While, on the bearish side, there is a widespread appreciation of improved South American weather, to help soybean and corn production potential, “I haven’t seen enough evidence of demand rationing to believe the top is in”, said Benson Quinn Commodities.
Unlike the palm oil market, there is little solid evidence – yet – of the market having done enough to cut demand to fit supplies which may face further downgrades yet.
“Most still feel the Brazil soybean crop could be 3m-5m tonnes below the USDA’s forecast of 133m tonnes, and Argentina could be 2m-4m tonnes below the USDA’s 48m tonnes,” said Steve Freed at ADM Investor Services.
Corn stocks downgrade ahead?
For corn, meanwhile, Sean Lusk at Walsh Trading said that the USDA’s estimate last week of US stocks of the grain ending 2020-21 at 1.55bn bushels, while a figure lower than investors had forecast, was yet vulnerable to further downgrades.
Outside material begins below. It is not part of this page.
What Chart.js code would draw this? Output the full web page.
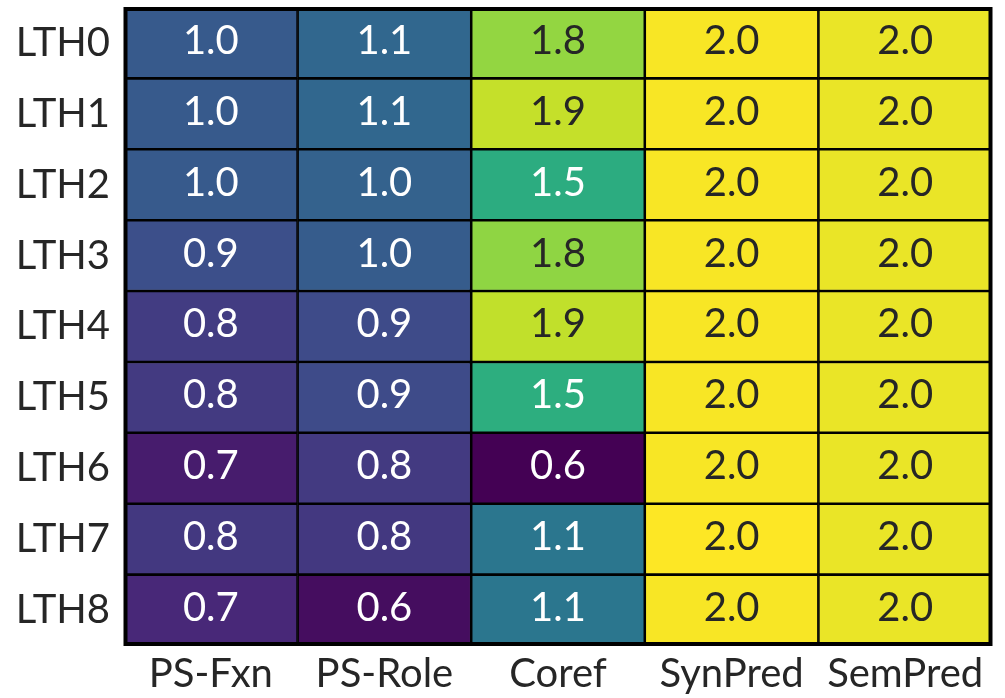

“That number is being debated as prospects of future demand may require a drop here of 200m- 300m bushels in the months ahead,” Mr Lusk said.
“That would put corn ending stocks possibly revised down to a 1.2bn-bushel or 1.3-bn bushel carry.”
As to whether that is “ample enough to provide a cushion until South American corn harvests come June and July… keep in mind that 70% of Brazil’s secondary corn crop goes into the ground after their massive soybean crop is harvested”, and a return of dryness could yet shrink yield potential.
The inference looks to be that significant risk premium in prices is still warranted.
Battle for acres
In New York, cotton futures weakened this time too, shedding 0.4% to 80.77 cents a pound for March.
While there remain hopes for US cotton demand, and worries that the fibre will get muscled out of US spring planting programmes by corn and soybeans, this concern eases as prices of the rival row crops fall, eroding their relative appeal.
“If that competition is less intense, cotton prices will suffer accordingly,” said Tobin Gorey at Commonwealth Bank of Australia.